Whether understood thru ayahuasca, any of the earth-centered spiritual practices, or a growing common sense, it is becoming clear that we are in the cusp of an age of reclamation of our evolutionary heritage.  Our primary guide is the indigenous soul, itself a state of mind, available to anyone who walks the ways of the earth.  It is an awareness, not a thing of politics;  it is something one can develop, and is not dependant on the culture of one’s birth. This understanding is becoming increasingly relevant as the times spiral round to eco-conscious cultural shifts.

Little noticed embryonic traditions, emergent properties, are budding thru the compost of exhausted native cultures, and growing out of the deadwood of predatory capitalism.  These feed on nutrients from both sides of the cultural divide, and the new growth consumes and dissolves the divisions.  The crucible of history is alchemizing a more integrated, full-spectrum form of humanity, ushering in a new phase of planetary creativity.

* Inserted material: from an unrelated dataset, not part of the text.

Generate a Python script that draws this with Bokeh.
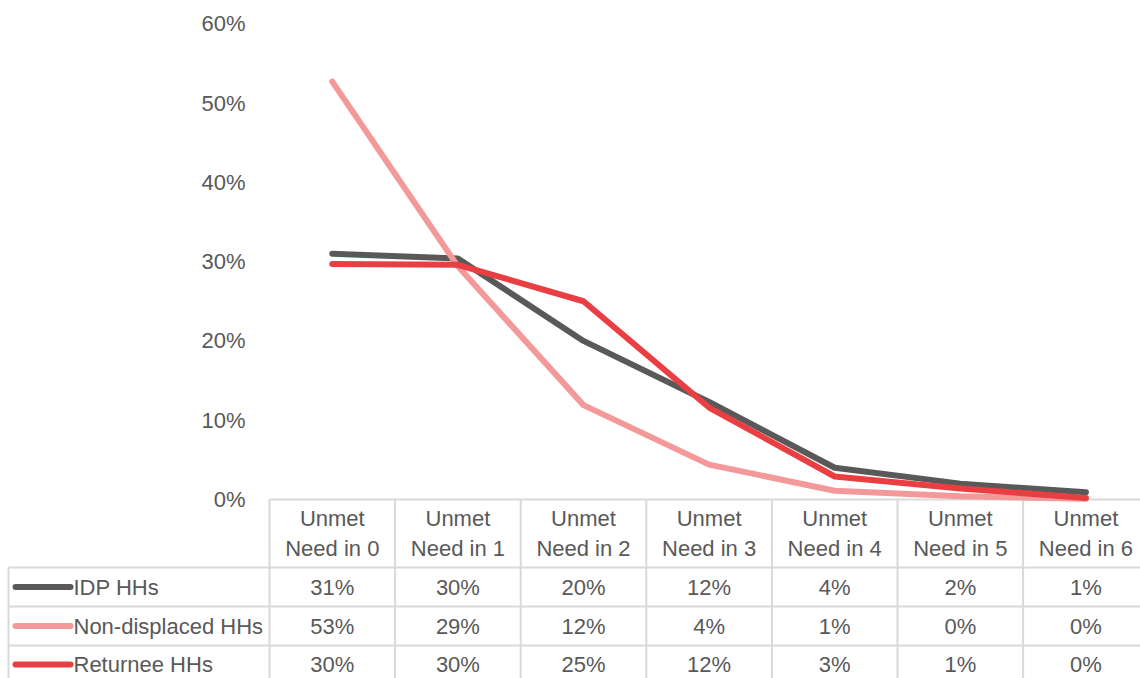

Whether called the bridge people, earthheaven tribe, thrivalists, neo-indigenous, the ones we’ve been waiting for, sylvapolitans, one-hearted ones, or whatever, they/we represent the reality, meaning, and significance of ever-increasing interest in earth-centered spirituality. Underlying the so-called appropriations are gestures towards rediversifying, reconstituting, and ultimately healing cultural landscapes.  A possible outcome of the diaspora of sacred earth traditions is that conversion processes may overtake the 500-year momentum of colonization.  Certainly this is the vision of us who choose to walk the ways of the earth, and one shared by many indigenous people who feel ‘all struggles are one struggle’.  In this way it may be that the Indians actually win the ‘war,’ or the land wins, when spirituality native to the land is again widely practiced.